SHORT TASK ->
Pull out the lines from the line containing "Output the Python" through the line containing "import matplotlib.pyplot as plt", both lines included, and copy them exactly.

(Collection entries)
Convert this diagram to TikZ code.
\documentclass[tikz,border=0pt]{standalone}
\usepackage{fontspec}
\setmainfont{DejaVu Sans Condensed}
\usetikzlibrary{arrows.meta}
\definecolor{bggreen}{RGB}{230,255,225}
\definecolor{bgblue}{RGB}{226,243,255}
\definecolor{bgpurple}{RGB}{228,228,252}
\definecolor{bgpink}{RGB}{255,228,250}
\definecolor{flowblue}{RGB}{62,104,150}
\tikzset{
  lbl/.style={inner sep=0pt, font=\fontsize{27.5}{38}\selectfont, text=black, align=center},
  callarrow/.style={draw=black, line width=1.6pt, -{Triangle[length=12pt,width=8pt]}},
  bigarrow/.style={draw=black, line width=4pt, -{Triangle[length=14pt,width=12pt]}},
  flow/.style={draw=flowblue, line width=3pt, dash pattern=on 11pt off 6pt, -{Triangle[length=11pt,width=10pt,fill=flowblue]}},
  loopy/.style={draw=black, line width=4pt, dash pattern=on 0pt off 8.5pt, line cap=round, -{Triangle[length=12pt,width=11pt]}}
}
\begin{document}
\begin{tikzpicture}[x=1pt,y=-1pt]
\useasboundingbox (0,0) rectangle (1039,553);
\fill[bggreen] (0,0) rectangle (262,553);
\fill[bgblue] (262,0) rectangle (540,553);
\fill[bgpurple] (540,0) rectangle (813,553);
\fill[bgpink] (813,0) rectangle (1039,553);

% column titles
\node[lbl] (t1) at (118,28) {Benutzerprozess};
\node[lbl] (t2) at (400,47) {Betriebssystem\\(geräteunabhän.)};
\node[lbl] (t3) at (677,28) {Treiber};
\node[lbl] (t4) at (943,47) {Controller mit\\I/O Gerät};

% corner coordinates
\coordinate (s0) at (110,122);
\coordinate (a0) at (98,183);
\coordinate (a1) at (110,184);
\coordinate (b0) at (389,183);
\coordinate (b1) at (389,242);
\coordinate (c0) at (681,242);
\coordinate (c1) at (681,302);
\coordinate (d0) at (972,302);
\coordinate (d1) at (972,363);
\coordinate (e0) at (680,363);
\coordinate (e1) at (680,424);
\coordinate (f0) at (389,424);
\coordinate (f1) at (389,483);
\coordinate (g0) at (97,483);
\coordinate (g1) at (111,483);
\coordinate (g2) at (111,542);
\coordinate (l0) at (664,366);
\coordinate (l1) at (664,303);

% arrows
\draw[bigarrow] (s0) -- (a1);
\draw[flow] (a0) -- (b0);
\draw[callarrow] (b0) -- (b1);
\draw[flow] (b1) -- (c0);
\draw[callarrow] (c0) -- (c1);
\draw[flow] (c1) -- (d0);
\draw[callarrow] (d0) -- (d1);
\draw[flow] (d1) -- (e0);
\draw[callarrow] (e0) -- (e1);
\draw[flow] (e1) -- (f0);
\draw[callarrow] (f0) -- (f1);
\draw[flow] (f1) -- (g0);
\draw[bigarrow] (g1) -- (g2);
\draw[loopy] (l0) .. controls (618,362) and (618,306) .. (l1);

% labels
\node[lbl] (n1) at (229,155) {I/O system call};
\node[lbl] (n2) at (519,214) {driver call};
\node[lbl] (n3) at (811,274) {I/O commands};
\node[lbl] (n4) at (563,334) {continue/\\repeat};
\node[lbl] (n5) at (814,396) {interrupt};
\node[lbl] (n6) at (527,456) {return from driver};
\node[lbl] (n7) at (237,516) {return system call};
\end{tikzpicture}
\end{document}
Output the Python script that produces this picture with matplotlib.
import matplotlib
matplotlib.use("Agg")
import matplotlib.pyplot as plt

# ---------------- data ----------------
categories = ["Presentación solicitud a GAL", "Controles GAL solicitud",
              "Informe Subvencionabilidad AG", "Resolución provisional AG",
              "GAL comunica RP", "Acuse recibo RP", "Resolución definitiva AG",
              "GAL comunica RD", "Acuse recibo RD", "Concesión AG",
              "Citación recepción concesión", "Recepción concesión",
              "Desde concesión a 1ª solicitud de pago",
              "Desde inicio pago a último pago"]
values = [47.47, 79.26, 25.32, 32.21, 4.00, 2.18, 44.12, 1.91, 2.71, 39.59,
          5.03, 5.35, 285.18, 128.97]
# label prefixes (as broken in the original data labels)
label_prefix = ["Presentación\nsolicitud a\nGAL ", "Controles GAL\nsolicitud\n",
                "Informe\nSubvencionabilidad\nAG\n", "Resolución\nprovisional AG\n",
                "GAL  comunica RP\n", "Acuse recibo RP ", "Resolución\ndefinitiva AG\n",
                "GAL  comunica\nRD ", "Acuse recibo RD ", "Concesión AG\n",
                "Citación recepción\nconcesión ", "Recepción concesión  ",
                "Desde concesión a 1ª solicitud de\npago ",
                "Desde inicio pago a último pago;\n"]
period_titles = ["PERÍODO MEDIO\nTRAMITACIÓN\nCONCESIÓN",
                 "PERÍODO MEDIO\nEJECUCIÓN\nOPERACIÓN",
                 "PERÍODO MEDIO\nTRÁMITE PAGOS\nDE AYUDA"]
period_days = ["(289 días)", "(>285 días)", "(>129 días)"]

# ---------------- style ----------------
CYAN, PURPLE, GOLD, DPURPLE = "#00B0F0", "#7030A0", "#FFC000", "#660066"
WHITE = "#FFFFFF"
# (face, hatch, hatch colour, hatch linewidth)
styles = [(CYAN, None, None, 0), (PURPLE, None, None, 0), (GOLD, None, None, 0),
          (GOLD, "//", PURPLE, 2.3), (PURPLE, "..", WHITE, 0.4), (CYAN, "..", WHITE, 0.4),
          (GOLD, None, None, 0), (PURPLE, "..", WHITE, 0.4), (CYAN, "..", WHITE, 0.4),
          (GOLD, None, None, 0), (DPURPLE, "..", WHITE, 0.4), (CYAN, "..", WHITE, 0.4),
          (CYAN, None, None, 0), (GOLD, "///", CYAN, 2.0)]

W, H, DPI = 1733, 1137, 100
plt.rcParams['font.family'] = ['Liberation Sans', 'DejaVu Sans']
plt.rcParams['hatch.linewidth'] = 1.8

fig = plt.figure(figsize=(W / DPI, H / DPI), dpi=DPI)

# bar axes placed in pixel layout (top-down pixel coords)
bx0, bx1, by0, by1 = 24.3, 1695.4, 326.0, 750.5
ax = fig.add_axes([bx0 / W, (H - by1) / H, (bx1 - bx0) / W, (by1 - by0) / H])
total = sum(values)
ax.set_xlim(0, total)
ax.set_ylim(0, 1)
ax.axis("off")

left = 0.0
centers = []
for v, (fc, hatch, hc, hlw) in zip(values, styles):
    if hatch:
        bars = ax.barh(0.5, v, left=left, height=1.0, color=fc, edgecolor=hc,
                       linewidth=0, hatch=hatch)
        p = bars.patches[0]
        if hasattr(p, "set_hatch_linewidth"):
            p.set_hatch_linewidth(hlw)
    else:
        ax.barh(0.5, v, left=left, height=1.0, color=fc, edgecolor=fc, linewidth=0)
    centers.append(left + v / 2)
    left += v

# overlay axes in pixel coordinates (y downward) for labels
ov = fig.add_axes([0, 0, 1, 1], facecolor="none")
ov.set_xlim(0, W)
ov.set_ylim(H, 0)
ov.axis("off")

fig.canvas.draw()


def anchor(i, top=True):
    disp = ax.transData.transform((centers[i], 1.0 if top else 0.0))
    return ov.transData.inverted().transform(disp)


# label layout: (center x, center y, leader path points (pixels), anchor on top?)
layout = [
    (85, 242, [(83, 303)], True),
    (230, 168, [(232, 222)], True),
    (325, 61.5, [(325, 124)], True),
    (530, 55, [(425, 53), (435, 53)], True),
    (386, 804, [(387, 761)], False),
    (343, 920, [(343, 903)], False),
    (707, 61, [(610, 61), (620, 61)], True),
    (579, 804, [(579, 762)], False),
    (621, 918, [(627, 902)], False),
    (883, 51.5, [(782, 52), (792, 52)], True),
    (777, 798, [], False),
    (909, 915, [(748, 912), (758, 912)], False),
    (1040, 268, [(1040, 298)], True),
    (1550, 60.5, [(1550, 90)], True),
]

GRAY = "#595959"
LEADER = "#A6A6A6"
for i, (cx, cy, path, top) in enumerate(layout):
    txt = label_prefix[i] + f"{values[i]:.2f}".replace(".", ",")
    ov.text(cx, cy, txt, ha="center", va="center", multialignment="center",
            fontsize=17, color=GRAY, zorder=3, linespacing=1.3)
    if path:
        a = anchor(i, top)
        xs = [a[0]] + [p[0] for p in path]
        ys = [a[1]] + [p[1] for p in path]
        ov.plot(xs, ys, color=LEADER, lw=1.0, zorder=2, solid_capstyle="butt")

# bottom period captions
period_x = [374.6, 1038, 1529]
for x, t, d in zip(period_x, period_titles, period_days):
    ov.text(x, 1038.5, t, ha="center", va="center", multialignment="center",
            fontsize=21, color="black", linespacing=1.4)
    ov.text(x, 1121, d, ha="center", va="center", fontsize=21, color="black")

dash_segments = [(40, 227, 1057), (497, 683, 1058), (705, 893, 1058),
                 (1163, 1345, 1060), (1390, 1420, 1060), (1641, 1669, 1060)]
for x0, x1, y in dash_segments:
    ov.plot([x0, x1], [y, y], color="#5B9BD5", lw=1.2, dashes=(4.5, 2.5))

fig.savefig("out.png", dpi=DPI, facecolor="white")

OUTPUT OF THE TASK ->
Output the Python script that produces this picture with matplotlib.
import matplotlib
matplotlib.use("Agg")
import matplotlib.pyplot as plt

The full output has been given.